Questo vasto calderone sonoro è intriso di mille suoni e colori,
il Progressive scandinavo si crogiola nelle sue antiche storie e leggende,
affascinante più che mai quando ci racconta di boschi, di magie
ed elfi. La musica Folk Norvegese è qualcosa di veramente toccante,
ed i suoi discepoli si gettano anima e cuore nel narrare queste sensazioni.
C’è un duo in particolare che riesce a colpire la nostra
attenzione, si chiamano Janne Hansen (voce) e Per Selor (chitarre)
e hanno il logo di Shine Dion.
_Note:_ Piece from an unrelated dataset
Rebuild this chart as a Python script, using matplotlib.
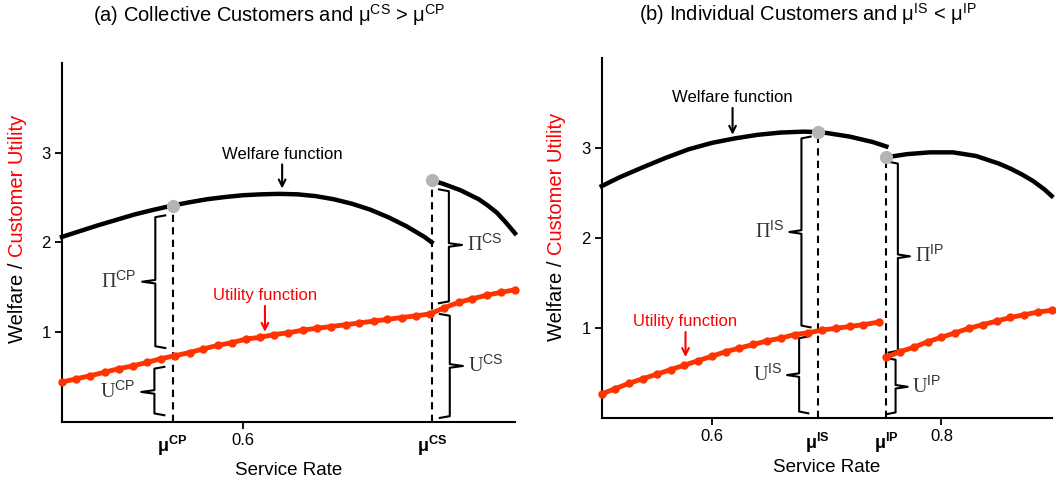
import matplotlib
matplotlib.use("agg")
import matplotlib.pyplot as plt
from matplotlib import rcParams

rcParams['font.family'] = 'Liberation Sans'
rcParams['mathtext.fontset'] = 'custom'
rcParams['mathtext.rm'] = 'Liberation Sans'
rcParams['mathtext.bf'] = 'Liberation Sans:bold'
rcParams['mathtext.it'] = 'Liberation Sans:italic'
rcParams['axes.linewidth'] = 1.5
rcParams['xtick.labelsize'] = 12
rcParams['ytick.labelsize'] = 12

RED = '#ff3300'
GREY = '#b4b4b4'

# ---- panel (a): collective customers ----
a_mu = [0.522, 0.808]          # mu_CP, mu_CS
a_w1_x = [0.40, 0.42, 0.44, 0.46, 0.48, 0.50, 0.522, 0.54, 0.56, 0.58, 0.60,
          0.62, 0.64, 0.66, 0.68, 0.70, 0.72, 0.74, 0.76, 0.78, 0.80, 0.808]
a_w1_y = [2.06, 2.125, 2.19, 2.25, 2.31, 2.36, 2.41, 2.445, 2.48, 2.505, 2.525,
          2.535, 2.54, 2.535, 2.515, 2.48, 2.43, 2.365, 2.28, 2.18, 2.06, 2.00]
a_w2_x = [0.808, 0.82, 0.84, 0.86, 0.87, 0.88, 0.89, 0.90]
a_w2_y = [2.69, 2.655, 2.58, 2.48, 2.41, 2.33, 2.22, 2.10]
a_dots = [2.41, 2.69]
a_u_x = [0.400, 0.416, 0.431, 0.447, 0.463, 0.478, 0.494, 0.509, 0.525, 0.541, 0.556,
         0.572, 0.588, 0.603, 0.619, 0.634, 0.650, 0.666, 0.681, 0.697, 0.713, 0.728,
         0.744, 0.759, 0.775, 0.791, 0.806, 0.822, 0.838, 0.853, 0.869, 0.884, 0.900]
a_u_y = [0.44, 0.477, 0.51, 0.55, 0.59, 0.62, 0.66, 0.70, 0.735, 0.77, 0.81,
         0.85, 0.88, 0.92, 0.94, 0.97, 0.99, 1.02, 1.04, 1.06, 1.08, 1.10,
         1.12, 1.14, 1.16, 1.18, 1.20, 1.27, 1.33, 1.37, 1.41, 1.44, 1.47]
# braces: x, low, high, middle, side (-1 notch left, +1 notch right)
a_br_x = [0.503, 0.502, 0.827, 0.828]
a_br_lo = [0.82, 0.07, 1.32, 0.04]
a_br_hi = [2.30, 0.61, 2.59, 1.20]
a_br_mid = [1.56, 0.33, 1.97, 0.62]
a_br_side = [-1, -1, 1, 1]
a_br_lab = ['Π', 'U', 'Π', 'U']
a_br_sup = ['CP', 'CP', 'CS', 'CS']

# ---- panel (b): individual customers ----
b_mu = [0.692, 0.752]          # mu_IS, mu_IP
b_w1_x = [0.504, 0.52, 0.54, 0.56, 0.58, 0.60, 0.62, 0.64, 0.66, 0.68, 0.692,
          0.70, 0.72, 0.74, 0.752]
b_w1_y = [2.58, 2.68, 2.79, 2.895, 2.99, 3.06, 3.11, 3.15, 3.175, 3.185, 3.18,
          3.17, 3.13, 3.07, 3.02]
b_w2_x = [0.752, 0.77, 0.79, 0.81, 0.83, 0.85, 0.86, 0.87, 0.88, 0.89, 0.896]
b_w2_y = [2.90, 2.935, 2.955, 2.955, 2.915, 2.83, 2.775, 2.71, 2.635, 2.54, 2.47]
b_dots = [3.18, 2.90]
b_u1_x = [0.504, 0.516, 0.528, 0.540, 0.552, 0.564, 0.576, 0.588, 0.600, 0.612, 0.624,
          0.636, 0.648, 0.660, 0.672, 0.684, 0.696, 0.708, 0.720, 0.732, 0.746]
b_u1_y = [0.27, 0.33, 0.39, 0.44, 0.49, 0.54, 0.59, 0.64, 0.69, 0.74, 0.78,
          0.82, 0.86, 0.89, 0.93, 0.95, 0.98, 1.00, 1.02, 1.04, 1.07]
b_u2_x = [0.752, 0.764, 0.776, 0.788, 0.800, 0.812, 0.824, 0.836, 0.848, 0.860, 0.872, 0.884, 0.896]
b_u2_y = [0.68, 0.74, 0.79, 0.85, 0.90, 0.95, 1.00, 1.04, 1.08, 1.12, 1.15, 1.18, 1.20]
b_br_x = [0.678, 0.676, 0.762, 0.760]
b_br_lo = [1.01, 0.055, 0.73, 0.045]
b_br_hi = [3.13, 0.91, 2.85, 0.67]
b_br_mid = [2.07, 0.48, 1.80, 0.35]
b_br_side = [-1, -1, 1, 1]
b_br_lab = ['Π', 'U', 'Π', 'U']
b_br_sup = ['IS', 'IS', 'IP', 'IP']


def brace(ax, x, lo, hi, mid, side, hook, notch, lab, sup):
    c = 0.02
    xs = [x - side * hook, x, x, x + side * notch, x, x, x - side * hook]
    ys = [hi, hi - c, mid + c, mid, mid - c, lo + c, lo]
    ax.plot(xs, ys, color='black', lw=1.5)
    gap = notch * 0.4
    ax.text(x + side * (notch + gap), mid, lab + '$^{\\mathrm{' + sup + '}}$',
            family='Liberation Serif', fontsize=14.5, color='#333333',
            ha='left' if side > 0 else 'right', va='center')


def panel(ax, xlim, mu, mu_labels, w1x, w1y, w2x, w2y, dots, ux_list, uy_list,
          brx, brlo, brhi, brmid, brside, brlab, brsup, hook, notch, xt):
    ax.set_xlim(xlim)
    ax.set_ylim(0, 4)
    for s in ['top', 'right']:
        ax.spines[s].set_visible(False)
    ax.set_yticks([1, 2, 3])
    ax.set_xticks(xt)
    ax.set_xticks(mu, labels=mu_labels, minor=True)
    ax.tick_params(axis='both', which='major', length=5, width=1.3, pad=3)
    ax.tick_params(axis='x', which='minor', length=0, pad=9, labelsize=13)

    for ux, uy in zip(ux_list, uy_list):
        ax.plot(ux, uy, color=RED, lw=3.5, marker='o', ms=5, zorder=3, clip_on=False)
    ax.plot(w1x, w1y, color='black', lw=3.2, zorder=4, clip_on=False)
    ax.plot(w2x, w2y, color='black', lw=3.2, zorder=4, clip_on=False)
    for m, d in zip(mu, dots):
        ax.plot([m, m], [0, d], color='black', lw=1.5, ls=(0, (3.5, 2.5)), zorder=2)
        ax.plot([m], [d], 'o', color=GREY, ms=8.5, zorder=5)
    for i in range(len(brx)):
        brace(ax, brx[i], brlo[i], brhi[i], brmid[i], brside[i], hook, notch,
              brlab[i], brsup[i])
    ax.set_xlabel('Service Rate', fontsize=13.5, labelpad=3)


fig = plt.figure(figsize=(10.56, 4.83), dpi=100)
ax1 = fig.add_axes([0.0587, 0.1273, 0.4290, 0.7422])
ax2 = fig.add_axes([0.5698, 0.1340, 0.4261, 0.7453])

panel(ax1, (0.4, 0.9), a_mu, ['$\\mathbf{μ^{CP}}$', '$\\mathbf{μ^{CS}}$'],
      a_w1_x, a_w1_y, a_w2_x, a_w2_y, a_dots, [a_u_x], [a_u_y],
      a_br_x, a_br_lo, a_br_hi, a_br_mid, a_br_side, a_br_lab, a_br_sup,
      0.011, 0.0145, [0.6])
panel(ax2, (0.504, 0.896), b_mu, ['$\\mathbf{μ^{IS}}$', '$\\mathbf{μ^{IP}}$'],
      b_w1_x, b_w1_y, b_w2_x, b_w2_y, b_dots, [b_u1_x, b_u2_x], [b_u1_y, b_u2_y],
      b_br_x, b_br_lo, b_br_hi, b_br_mid, b_br_side, b_br_lab, b_br_sup,
      0.008, 0.0105, [0.6, 0.8])

arrow_k = dict(arrowstyle='->', lw=1.5, shrinkA=0, shrinkB=0)
ax1.annotate('Welfare function', xy=(0.643, 2.60), xytext=(0.643, 2.90),
             ha='center', va='bottom', fontsize=12,
             arrowprops=dict(arrow_k, color='black'))
ax1.annotate('Utility function', xy=(0.624, 1.00), xytext=(0.624, 1.32),
             ha='center', va='bottom', fontsize=12, color='red',
             arrowprops=dict(arrow_k, color='red'))
ax2.annotate('Welfare function', xy=(0.618, 3.15), xytext=(0.618, 3.48),
             ha='center', va='bottom', fontsize=12,
             arrowprops=dict(arrow_k, color='black'))
ax2.annotate('Utility function', xy=(0.577, 0.68), xytext=(0.577, 0.99),
             ha='center', va='bottom', fontsize=12, color='red',
             arrowprops=dict(arrow_k, color='red'))

fig.text(0.2547, 0.968, '(a) Collective Customers and $\\mathrm{μ}^{\\mathrm{CS}}$ > $\\mathrm{μ}^{\\mathrm{CP}}$',
         ha='center', va='center', fontsize=14.5)
fig.text(0.765, 0.971, '(b) Individual Customers and $\\mathrm{μ}^{\\mathrm{IS}}$ < $\\mathrm{μ}^{\\mathrm{IP}}$',
         ha='center', va='center', fontsize=14.5)

# two-coloured y labels
for xl, yb in [(0.017, 0.290), (0.527, 0.294)]:
    t = fig.text(xl, yb, 'Welfare /', rotation=90, ha='center', va='bottom', fontsize=14.5)
    plt.gca().annotate('Customer Utility', xy=(0.5, 1.0), xycoords=t,
                       xytext=(0, 4), textcoords='offset points', rotation=90,
                       ha='center', va='bottom', fontsize=14.5, color='red',
                       annotation_clip=False)

fig.savefig('out.png', dpi=100)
Flauti, sassofoni, mandolini e violini,
ma anche Mellotron per tutti gli amanti dello strumento, questi gli
strumenti principali per due risultati davvero interessanti, “Berkana”
( Colours- 1994) e “Killandra” ( Black Widow- 1998).
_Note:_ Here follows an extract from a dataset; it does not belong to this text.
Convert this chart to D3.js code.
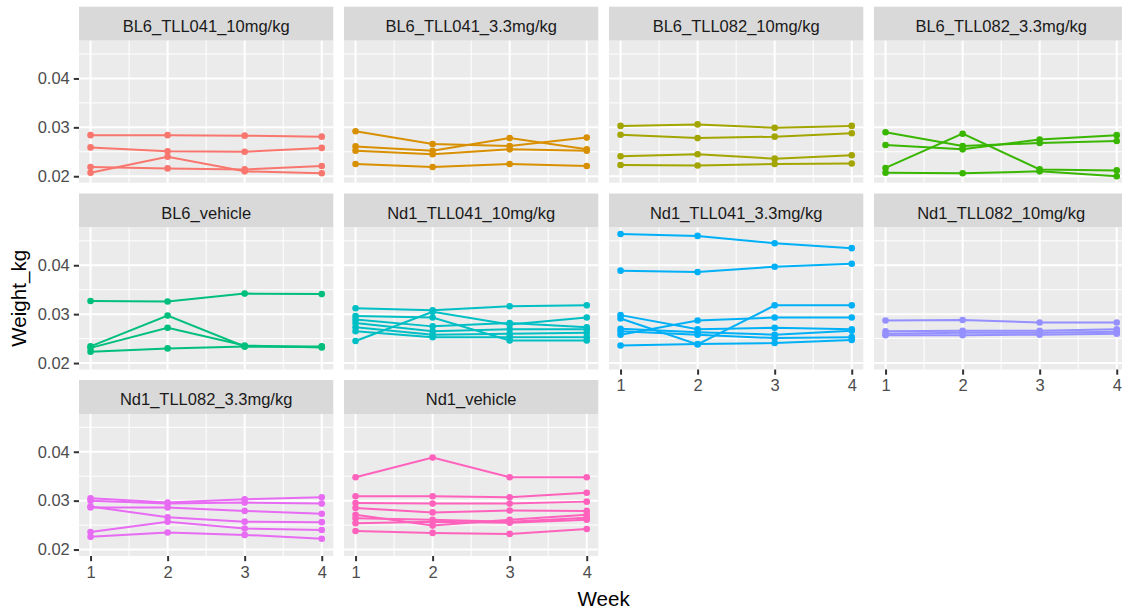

Chiudiamo in bellezza con un gruppo Norvegese dal curioso nome, i
Panzerpappa che con una sorprendente autoproduzione nel 2000 ci deliziano
con “….Passer Gullfisk”. In esso si aggira Jazz-Rock
con frammenti di Folk.
Questo a grandi linee è il fenomeno Scandinavo, un movimento
fulgido che è saputo passare da ammiratore ad ammirato con
intelligenza, ma soprattutto con personalità, quella che nella
musica ha fatto sempre la differenza, più della tecnica strumentale.
Lasciamoci coinvolgere dal vento gelido ed oscuro del nord.